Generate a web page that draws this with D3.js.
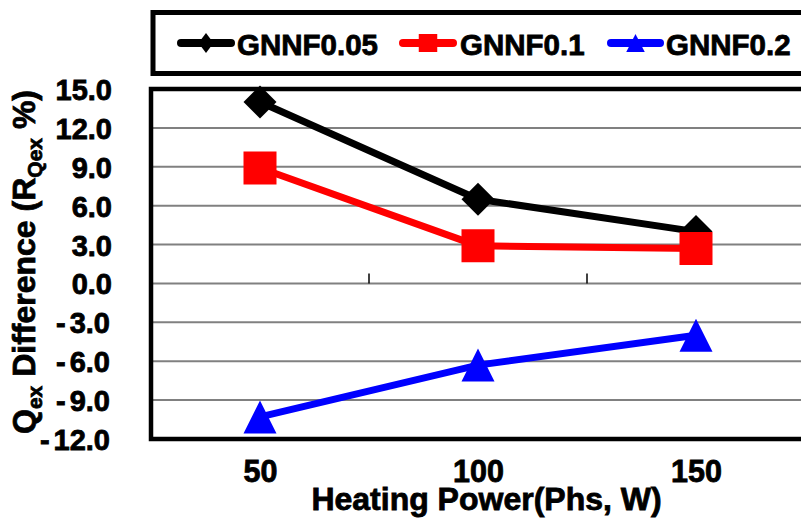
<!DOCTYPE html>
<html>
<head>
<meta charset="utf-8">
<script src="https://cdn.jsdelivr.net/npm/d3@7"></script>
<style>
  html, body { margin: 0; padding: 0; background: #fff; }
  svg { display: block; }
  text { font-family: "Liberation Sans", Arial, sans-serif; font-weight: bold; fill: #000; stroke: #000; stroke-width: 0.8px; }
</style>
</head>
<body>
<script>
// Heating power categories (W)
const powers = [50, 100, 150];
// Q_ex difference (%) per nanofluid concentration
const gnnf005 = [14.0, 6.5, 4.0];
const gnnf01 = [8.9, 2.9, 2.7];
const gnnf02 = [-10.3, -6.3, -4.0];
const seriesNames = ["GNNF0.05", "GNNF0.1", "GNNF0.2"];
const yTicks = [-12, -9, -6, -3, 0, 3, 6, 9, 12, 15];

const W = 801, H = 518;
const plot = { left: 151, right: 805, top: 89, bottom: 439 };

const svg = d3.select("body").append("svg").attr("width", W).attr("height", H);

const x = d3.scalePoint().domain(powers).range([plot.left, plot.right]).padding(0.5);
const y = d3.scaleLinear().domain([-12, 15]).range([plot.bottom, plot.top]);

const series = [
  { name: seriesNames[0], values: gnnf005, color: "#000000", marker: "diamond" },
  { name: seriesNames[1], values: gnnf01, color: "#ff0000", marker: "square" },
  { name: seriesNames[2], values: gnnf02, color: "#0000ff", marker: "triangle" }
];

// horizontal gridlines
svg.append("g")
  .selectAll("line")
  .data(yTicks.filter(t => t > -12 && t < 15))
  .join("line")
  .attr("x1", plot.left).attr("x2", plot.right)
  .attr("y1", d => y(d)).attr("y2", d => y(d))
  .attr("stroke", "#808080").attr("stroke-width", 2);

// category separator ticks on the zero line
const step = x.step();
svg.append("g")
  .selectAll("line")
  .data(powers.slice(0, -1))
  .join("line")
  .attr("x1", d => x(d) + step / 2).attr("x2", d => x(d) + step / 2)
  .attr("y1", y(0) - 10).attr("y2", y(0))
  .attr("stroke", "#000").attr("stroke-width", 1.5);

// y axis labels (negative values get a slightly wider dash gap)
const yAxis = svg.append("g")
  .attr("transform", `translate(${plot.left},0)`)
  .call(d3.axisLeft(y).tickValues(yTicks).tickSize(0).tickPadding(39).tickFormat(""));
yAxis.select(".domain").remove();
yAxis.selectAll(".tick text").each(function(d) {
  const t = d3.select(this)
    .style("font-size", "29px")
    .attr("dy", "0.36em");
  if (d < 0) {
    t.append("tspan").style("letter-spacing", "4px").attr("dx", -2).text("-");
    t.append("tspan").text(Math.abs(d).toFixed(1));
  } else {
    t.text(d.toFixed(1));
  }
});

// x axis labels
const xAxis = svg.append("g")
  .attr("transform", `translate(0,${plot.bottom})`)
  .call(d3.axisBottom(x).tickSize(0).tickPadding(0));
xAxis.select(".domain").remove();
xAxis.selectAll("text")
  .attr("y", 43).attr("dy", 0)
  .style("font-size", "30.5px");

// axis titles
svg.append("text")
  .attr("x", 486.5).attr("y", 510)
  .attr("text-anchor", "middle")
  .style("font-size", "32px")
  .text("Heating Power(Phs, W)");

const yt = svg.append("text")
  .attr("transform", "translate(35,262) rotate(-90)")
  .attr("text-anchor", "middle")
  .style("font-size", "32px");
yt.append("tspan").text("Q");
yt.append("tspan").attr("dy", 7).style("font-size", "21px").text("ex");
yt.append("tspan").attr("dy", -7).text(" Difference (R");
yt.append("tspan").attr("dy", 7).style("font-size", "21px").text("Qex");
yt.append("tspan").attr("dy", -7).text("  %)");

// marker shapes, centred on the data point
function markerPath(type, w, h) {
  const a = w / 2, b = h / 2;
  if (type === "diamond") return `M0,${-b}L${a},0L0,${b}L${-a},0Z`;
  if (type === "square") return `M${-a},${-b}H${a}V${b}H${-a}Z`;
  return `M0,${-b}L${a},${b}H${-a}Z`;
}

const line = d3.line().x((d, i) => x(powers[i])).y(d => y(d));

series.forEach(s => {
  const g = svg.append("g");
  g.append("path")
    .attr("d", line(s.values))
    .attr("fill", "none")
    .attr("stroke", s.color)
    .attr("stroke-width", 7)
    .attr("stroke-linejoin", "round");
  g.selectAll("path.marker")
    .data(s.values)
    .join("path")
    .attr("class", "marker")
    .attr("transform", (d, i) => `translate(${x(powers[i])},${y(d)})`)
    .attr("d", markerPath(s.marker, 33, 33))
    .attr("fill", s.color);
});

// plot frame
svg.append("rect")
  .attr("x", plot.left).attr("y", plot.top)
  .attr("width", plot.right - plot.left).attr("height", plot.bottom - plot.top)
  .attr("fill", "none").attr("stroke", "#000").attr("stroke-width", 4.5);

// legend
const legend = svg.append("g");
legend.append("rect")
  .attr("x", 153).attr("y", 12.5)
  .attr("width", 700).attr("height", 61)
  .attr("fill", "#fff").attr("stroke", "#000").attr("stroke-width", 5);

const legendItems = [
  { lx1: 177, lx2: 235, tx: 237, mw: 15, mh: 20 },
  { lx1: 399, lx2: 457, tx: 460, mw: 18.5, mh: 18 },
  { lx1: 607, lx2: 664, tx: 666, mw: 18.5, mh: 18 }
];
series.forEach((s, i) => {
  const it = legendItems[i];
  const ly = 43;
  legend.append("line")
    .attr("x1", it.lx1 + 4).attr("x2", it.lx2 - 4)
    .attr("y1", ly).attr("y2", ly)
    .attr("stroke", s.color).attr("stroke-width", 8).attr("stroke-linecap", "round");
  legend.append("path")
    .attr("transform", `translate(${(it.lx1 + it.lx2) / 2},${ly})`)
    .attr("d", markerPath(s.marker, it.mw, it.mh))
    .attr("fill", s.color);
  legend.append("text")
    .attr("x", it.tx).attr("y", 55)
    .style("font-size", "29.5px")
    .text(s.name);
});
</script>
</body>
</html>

----

- _Exercise prompt_
Set down the material exactly, every line of it, except for the pictures.

- _The solution_
Generate a web page that draws this with D3.js.
<!DOCTYPE html>
<html>
<head>
<meta charset="utf-8">
<script src="https://cdn.jsdelivr.net/npm/d3@7"></script>
<style>
  html, body { margin: 0; padding: 0; background: #fff; }
  svg { display: block; }
  text { font-family: "Liberation Sans", Arial, sans-serif; font-weight: bold; fill: #000; stroke: #000; stroke-width: 0.8px; }
</style>
</head>
<body>
<script>
// Heating power categories (W)
const powers = [50, 100, 150];
// Q_ex difference (%) per nanofluid concentration
const gnnf005 = [14.0, 6.5, 4.0];
const gnnf01 = [8.9, 2.9, 2.7];
const gnnf02 = [-10.3, -6.3, -4.0];
const seriesNames = ["GNNF0.05", "GNNF0.1", "GNNF0.2"];
const yTicks = [-12, -9, -6, -3, 0, 3, 6, 9, 12, 15];

const W = 801, H = 518;
const plot = { left: 151, right: 805, top: 89, bottom: 439 };

const svg = d3.select("body").append("svg").attr("width", W).attr("height", H);

const x = d3.scalePoint().domain(powers).range([plot.left, plot.right]).padding(0.5);
const y = d3.scaleLinear().domain([-12, 15]).range([plot.bottom, plot.top]);

const series = [
  { name: seriesNames[0], values: gnnf005, color: "#000000", marker: "diamond" },
  { name: seriesNames[1], values: gnnf01, color: "#ff0000", marker: "square" },
  { name: seriesNames[2], values: gnnf02, color: "#0000ff", marker: "triangle" }
];

// horizontal gridlines
svg.append("g")
  .selectAll("line")
  .data(yTicks.filter(t => t > -12 && t < 15))
  .join("line")
  .attr("x1", plot.left).attr("x2", plot.right)
  .attr("y1", d => y(d)).attr("y2", d => y(d))
  .attr("stroke", "#808080").attr("stroke-width", 2);

// category separator ticks on the zero line
const step = x.step();
svg.append("g")
  .selectAll("line")
  .data(powers.slice(0, -1))
  .join("line")
  .attr("x1", d => x(d) + step / 2).attr("x2", d => x(d) + step / 2)
  .attr("y1", y(0) - 10).attr("y2", y(0))
  .attr("stroke", "#000").attr("stroke-width", 1.5);

// y axis labels (negative values get a slightly wider dash gap)
const yAxis = svg.append("g")
  .attr("transform", `translate(${plot.left},0)`)
  .call(d3.axisLeft(y).tickValues(yTicks).tickSize(0).tickPadding(39).tickFormat(""));
yAxis.select(".domain").remove();
yAxis.selectAll(".tick text").each(function(d) {
  const t = d3.select(this)
    .style("font-size", "29px")
    .attr("dy", "0.36em");
  if (d < 0) {
    t.append("tspan").style("letter-spacing", "4px").attr("dx", -2).text("-");
    t.append("tspan").text(Math.abs(d).toFixed(1));
  } else {
    t.text(d.toFixed(1));
  }
});

// x axis labels
const xAxis = svg.append("g")
  .attr("transform", `translate(0,${plot.bottom})`)
  .call(d3.axisBottom(x).tickSize(0).tickPadding(0));
xAxis.select(".domain").remove();
xAxis.selectAll("text")
  .attr("y", 43).attr("dy", 0)
  .style("font-size", "30.5px");

// axis titles
svg.append("text")
  .attr("x", 486.5).attr("y", 510)
  .attr("text-anchor", "middle")
  .style("font-size", "32px")
  .text("Heating Power(Phs, W)");

const yt = svg.append("text")
  .attr("transform", "translate(35,262) rotate(-90)")
  .attr("text-anchor", "middle")
  .style("font-size", "32px");
yt.append("tspan").text("Q");
yt.append("tspan").attr("dy", 7).style("font-size", "21px").text("ex");
yt.append("tspan").attr("dy", -7).text(" Difference (R");
yt.append("tspan").attr("dy", 7).style("font-size", "21px").text("Qex");
yt.append("tspan").attr("dy", -7).text("  %)");

// marker shapes, centred on the data point
function markerPath(type, w, h) {
  const a = w / 2, b = h / 2;
  if (type === "diamond") return `M0,${-b}L${a},0L0,${b}L${-a},0Z`;
  if (type === "square") return `M${-a},${-b}H${a}V${b}H${-a}Z`;
  return `M0,${-b}L${a},${b}H${-a}Z`;
}

const line = d3.line().x((d, i) => x(powers[i])).y(d => y(d));

series.forEach(s => {
  const g = svg.append("g");
  g.append("path")
    .attr("d", line(s.values))
    .attr("fill", "none")
    .attr("stroke", s.color)
    .attr("stroke-width", 7)
    .attr("stroke-linejoin", "round");
  g.selectAll("path.marker")
    .data(s.values)
    .join("path")
    .attr("class", "marker")
    .attr("transform", (d, i) => `translate(${x(powers[i])},${y(d)})`)
    .attr("d", markerPath(s.marker, 33, 33))
    .attr("fill", s.color);
});

// plot frame
svg.append("rect")
  .attr("x", plot.left).attr("y", plot.top)
  .attr("width", plot.right - plot.left).attr("height", plot.bottom - plot.top)
  .attr("fill", "none").attr("stroke", "#000").attr("stroke-width", 4.5);

// legend
const legend = svg.append("g");
legend.append("rect")
  .attr("x", 153).attr("y", 12.5)
  .attr("width", 700).attr("height", 61)
  .attr("fill", "#fff").attr("stroke", "#000").attr("stroke-width", 5);

const legendItems = [
  { lx1: 177, lx2: 235, tx: 237, mw: 15, mh: 20 },
  { lx1: 399, lx2: 457, tx: 460, mw: 18.5, mh: 18 },
  { lx1: 607, lx2: 664, tx: 666, mw: 18.5, mh: 18 }
];
series.forEach((s, i) => {
  const it = legendItems[i];
  const ly = 43;
  legend.append("line")
    .attr("x1", it.lx1 + 4).attr("x2", it.lx2 - 4)
    .attr("y1", ly).attr("y2", ly)
    .attr("stroke", s.color).attr("stroke-width", 8).attr("stroke-linecap", "round");
  legend.append("path")
    .attr("transform", `translate(${(it.lx1 + it.lx2) / 2},${ly})`)
    .attr("d", markerPath(s.marker, it.mw, it.mh))
    .attr("fill", s.color);
  legend.append("text")
    .attr("x", it.tx).attr("y", 55)
    .style("font-size", "29.5px")
    .text(s.name);
});
</script>
</body>
</html>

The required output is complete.